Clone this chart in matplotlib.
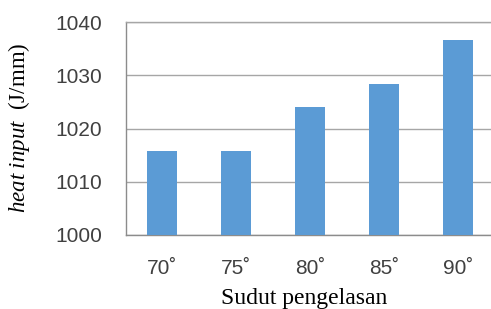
import numpy as np
import matplotlib
matplotlib.use('Agg')
import matplotlib.pyplot as plt

plt.rcParams['mathtext.fontset'] = 'custom'
plt.rcParams['mathtext.rm'] = 'Liberation Serif'
plt.rcParams['mathtext.it'] = 'Liberation Serif:italic'

angles = ['70˚', '75˚', '80˚', '85˚', '90˚']
heat_input = [1015.8, 1015.8, 1024.1, 1028.3, 1036.6]
yticks = [1000, 1010, 1020, 1030, 1040]

fig = plt.figure(figsize=(4.91, 3.09), dpi=100)
ax = fig.add_axes([126 / 491, 1 - 235 / 309, 1 - 126 / 491, (235 - 22) / 309])

x = np.arange(len(angles))
ax.bar(x, heat_input, width=0.4, color='#5B9BD5', zorder=3)

ax.set_ylim(1000, 1040)
ax.set_xlim(-0.49, 4.45)
ax.set_yticks(yticks)
ax.set_xticks(x)
ax.set_xticklabels(angles)
ax.grid(axis='y', color='#a6a6a6', linewidth=1.0, zorder=0)
ax.tick_params(length=0, labelsize=15, labelcolor='#404040')
ax.tick_params(axis='y', pad=17)
ax.tick_params(axis='x', pad=17)
for lab in ax.get_xticklabels() + ax.get_yticklabels():
  lab.set_family('Liberation Sans')

ax.spines['right'].set_visible(False)
ax.spines['top'].set_color('#a6a6a6')
ax.spines['left'].set_color('#8c8c8c')
ax.spines['bottom'].set_color('#8c8c8c')
for s in ['left', 'bottom', 'top']:
  ax.spines[s].set_linewidth(1.0)

ax.set_xlabel('Sudut pengelasan', family='Liberation Serif', fontsize=17, color='black')
ax.xaxis.set_label_coords((304 - 126) / 365, -(288 - 235) / 213)
ax.set_ylabel(r'$heat\ input$  (J/mm)', family='Liberation Serif', fontsize=16.5, color='black')
ax.yaxis.set_label_coords(-(126 - 32) / 365, (235 - 128) / 213)

fig.savefig('out.png', dpi=100)
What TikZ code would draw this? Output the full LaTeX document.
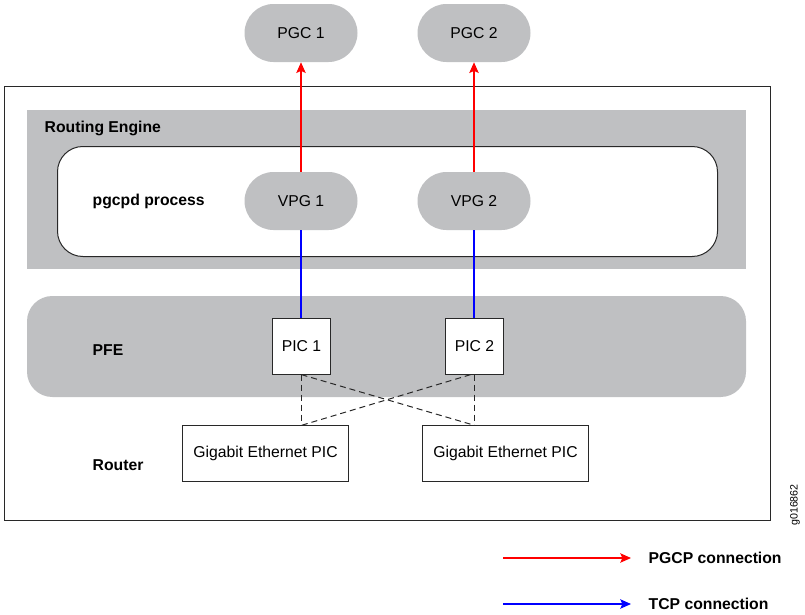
\documentclass[tikz,border=0pt]{standalone}
\usepackage{fontspec}
\setmainfont{Liberation Sans}
\usetikzlibrary{arrows.meta,shapes.misc}
\definecolor{panel}{RGB}{191,192,194}
\definecolor{edge}{RGB}{40,40,40}
\begin{document}
\begin{tikzpicture}[x=0.75pt,y=-0.75pt,
  every node/.style={font=\fontsize{11.8pt}{14pt}\selectfont},
  pill/.style={rounded rectangle,fill=panel,minimum width=84.75pt,minimum height=43.5pt,inner sep=0pt},
  picbox/.style={draw=edge,line width=0.75pt,fill=white,minimum width=44pt,minimum height=41.5pt,inner sep=0pt},
  gigbox/.style={draw=edge,line width=0.75pt,fill=white,minimum width=125pt,minimum height=41.5pt,inner sep=0pt},
  lbl/.style={anchor=west,font=\fontsize{11.8pt}{14pt}\selectfont\bfseries},
  pgcp/.style={red,line width=1.1pt,-{Stealth[length=8pt,width=7pt,inset=1.5pt]}},
  tcp/.style={blue,line width=1.1pt},
  tcparrow/.style={tcp,-{Stealth[length=8pt,width=7pt,inset=1.5pt]}},
  link/.style={edge,line width=0.75pt,dash pattern=on 4.5pt off 3pt}
]
\useasboundingbox (0,0) rectangle (805,614);

% outer frame
\draw[edge,line width=0.75pt] (4.5,86.5) rectangle (770.5,520.5);

% Routing Engine panel and pgcpd process box
\fill[panel] (27,110) rectangle (746,269);
\node[lbl] (re) at (40,128) {Routing Engine};
\draw[edge,line width=0.75pt,fill=white,rounded corners=19pt] (57.5,146.5) rectangle (717.5,256.5);
\node[lbl] (proc) at (88,201) {pgcpd process};

% PFE panel
\fill[panel,rounded corners=19pt] (27,296) rectangle (746,397);
\node[lbl] (pfe) at (88,350) {PFE};

% Router label
\node[lbl] (router) at (88,465) {Router};

% gateway controllers
\node[pill] (pgc1) at (301,33) {PGC 1};
\node[pill] (pgc2) at (474,33) {PGC 2};
\node[pill] (vpg1) at (301,201) {VPG 1};
\node[pill] (vpg2) at (474,201) {VPG 2};

% interface cards
\node[picbox] (pic1) at (301.5,346.5) {PIC 1};
\node[picbox] (pic2) at (474.5,346.5) {PIC 2};
\node[gigbox] (gig1) at (265.5,453.5) {Gigabit Ethernet PIC};
\node[gigbox] (gig2) at (505.5,453.5) {Gigabit Ethernet PIC};

% connections
\draw[pgcp] (vpg1.north) -- (pgc1.south);
\draw[pgcp] (vpg2.north) -- (pgc2.south);
\draw[tcp] (vpg1.south) -- (pic1.north -| vpg1.south);
\draw[tcp] (vpg2.south) -- (pic2.north -| vpg2.south);

\draw[link] (pic1.south) -- (pic1.south |- gig1.north);
\draw[link] (pic2.south) -- (pic2.south |- gig2.north);
\draw[link] (pic1.south) -- (pic2.south |- gig2.north);
\draw[link] ([xshift=-3pt]pic2.south) -- (pic1.south |- gig1.north);

% legend
\coordinate (l1a) at (503,558);
\coordinate (l1b) at (631,558);
\coordinate (l2a) at (503,604);
\coordinate (l2b) at (631,604);
\draw[pgcp] (l1a) -- (l1b);
\draw[tcparrow] (l2a) -- (l2b);
\node[lbl] (lg1) at (644,558) {PGCP connection};
\node[lbl] (lg2) at (644,604) {TCP connection};

% figure id
\node[rotate=90,font=\fontsize{8pt}{9pt}\selectfont] (fid) at (795,505) {g016862};
\end{tikzpicture}
\end{document}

(Exercise brief) Each entry above is to be written out again unchanged, apart from the pictures, which are left out.

(The response)
Clone this chart in matplotlib.
import numpy as np
import matplotlib
matplotlib.use('Agg')
import matplotlib.pyplot as plt

plt.rcParams['mathtext.fontset'] = 'custom'
plt.rcParams['mathtext.rm'] = 'Liberation Serif'
plt.rcParams['mathtext.it'] = 'Liberation Serif:italic'

angles = ['70˚', '75˚', '80˚', '85˚', '90˚']
heat_input = [1015.8, 1015.8, 1024.1, 1028.3, 1036.6]
yticks = [1000, 1010, 1020, 1030, 1040]

fig = plt.figure(figsize=(4.91, 3.09), dpi=100)
ax = fig.add_axes([126 / 491, 1 - 235 / 309, 1 - 126 / 491, (235 - 22) / 309])

x = np.arange(len(angles))
ax.bar(x, heat_input, width=0.4, color='#5B9BD5', zorder=3)

ax.set_ylim(1000, 1040)
ax.set_xlim(-0.49, 4.45)
ax.set_yticks(yticks)
ax.set_xticks(x)
ax.set_xticklabels(angles)
ax.grid(axis='y', color='#a6a6a6', linewidth=1.0, zorder=0)
ax.tick_params(length=0, labelsize=15, labelcolor='#404040')
ax.tick_params(axis='y', pad=17)
ax.tick_params(axis='x', pad=17)
for lab in ax.get_xticklabels() + ax.get_yticklabels():
  lab.set_family('Liberation Sans')

ax.spines['right'].set_visible(False)
ax.spines['top'].set_color('#a6a6a6')
ax.spines['left'].set_color('#8c8c8c')
ax.spines['bottom'].set_color('#8c8c8c')
for s in ['left', 'bottom', 'top']:
  ax.spines[s].set_linewidth(1.0)

ax.set_xlabel('Sudut pengelasan', family='Liberation Serif', fontsize=17, color='black')
ax.xaxis.set_label_coords((304 - 126) / 365, -(288 - 235) / 213)
ax.set_ylabel(r'$heat\ input$  (J/mm)', family='Liberation Serif', fontsize=16.5, color='black')
ax.yaxis.set_label_coords(-(126 - 32) / 365, (235 - 128) / 213)

fig.savefig('out.png', dpi=100)
What TikZ code would draw this? Output the full LaTeX document.
\documentclass[tikz,border=0pt]{standalone}
\usepackage{fontspec}
\setmainfont{Liberation Sans}
\usetikzlibrary{arrows.meta,shapes.misc}
\definecolor{panel}{RGB}{191,192,194}
\definecolor{edge}{RGB}{40,40,40}
\begin{document}
\begin{tikzpicture}[x=0.75pt,y=-0.75pt,
  every node/.style={font=\fontsize{11.8pt}{14pt}\selectfont},
  pill/.style={rounded rectangle,fill=panel,minimum width=84.75pt,minimum height=43.5pt,inner sep=0pt},
  picbox/.style={draw=edge,line width=0.75pt,fill=white,minimum width=44pt,minimum height=41.5pt,inner sep=0pt},
  gigbox/.style={draw=edge,line width=0.75pt,fill=white,minimum width=125pt,minimum height=41.5pt,inner sep=0pt},
  lbl/.style={anchor=west,font=\fontsize{11.8pt}{14pt}\selectfont\bfseries},
  pgcp/.style={red,line width=1.1pt,-{Stealth[length=8pt,width=7pt,inset=1.5pt]}},
  tcp/.style={blue,line width=1.1pt},
  tcparrow/.style={tcp,-{Stealth[length=8pt,width=7pt,inset=1.5pt]}},
  link/.style={edge,line width=0.75pt,dash pattern=on 4.5pt off 3pt}
]
\useasboundingbox (0,0) rectangle (805,614);

% outer frame
\draw[edge,line width=0.75pt] (4.5,86.5) rectangle (770.5,520.5);

% Routing Engine panel and pgcpd process box
\fill[panel] (27,110) rectangle (746,269);
\node[lbl] (re) at (40,128) {Routing Engine};
\draw[edge,line width=0.75pt,fill=white,rounded corners=19pt] (57.5,146.5) rectangle (717.5,256.5);
\node[lbl] (proc) at (88,201) {pgcpd process};

% PFE panel
\fill[panel,rounded corners=19pt] (27,296) rectangle (746,397);
\node[lbl] (pfe) at (88,350) {PFE};

% Router label
\node[lbl] (router) at (88,465) {Router};

% gateway controllers
\node[pill] (pgc1) at (301,33) {PGC 1};
\node[pill] (pgc2) at (474,33) {PGC 2};
\node[pill] (vpg1) at (301,201) {VPG 1};
\node[pill] (vpg2) at (474,201) {VPG 2};

% interface cards
\node[picbox] (pic1) at (301.5,346.5) {PIC 1};
\node[picbox] (pic2) at (474.5,346.5) {PIC 2};
\node[gigbox] (gig1) at (265.5,453.5) {Gigabit Ethernet PIC};
\node[gigbox] (gig2) at (505.5,453.5) {Gigabit Ethernet PIC};

% connections
\draw[pgcp] (vpg1.north) -- (pgc1.south);
\draw[pgcp] (vpg2.north) -- (pgc2.south);
\draw[tcp] (vpg1.south) -- (pic1.north -| vpg1.south);
\draw[tcp] (vpg2.south) -- (pic2.north -| vpg2.south);

\draw[link] (pic1.south) -- (pic1.south |- gig1.north);
\draw[link] (pic2.south) -- (pic2.south |- gig2.north);
\draw[link] (pic1.south) -- (pic2.south |- gig2.north);
\draw[link] ([xshift=-3pt]pic2.south) -- (pic1.south |- gig1.north);

% legend
\coordinate (l1a) at (503,558);
\coordinate (l1b) at (631,558);
\coordinate (l2a) at (503,604);
\coordinate (l2b) at (631,604);
\draw[pgcp] (l1a) -- (l1b);
\draw[tcparrow] (l2a) -- (l2b);
\node[lbl] (lg1) at (644,558) {PGCP connection};
\node[lbl] (lg2) at (644,604) {TCP connection};

% figure id
\node[rotate=90,font=\fontsize{8pt}{9pt}\selectfont] (fid) at (795,505) {g016862};
\end{tikzpicture}
\end{document}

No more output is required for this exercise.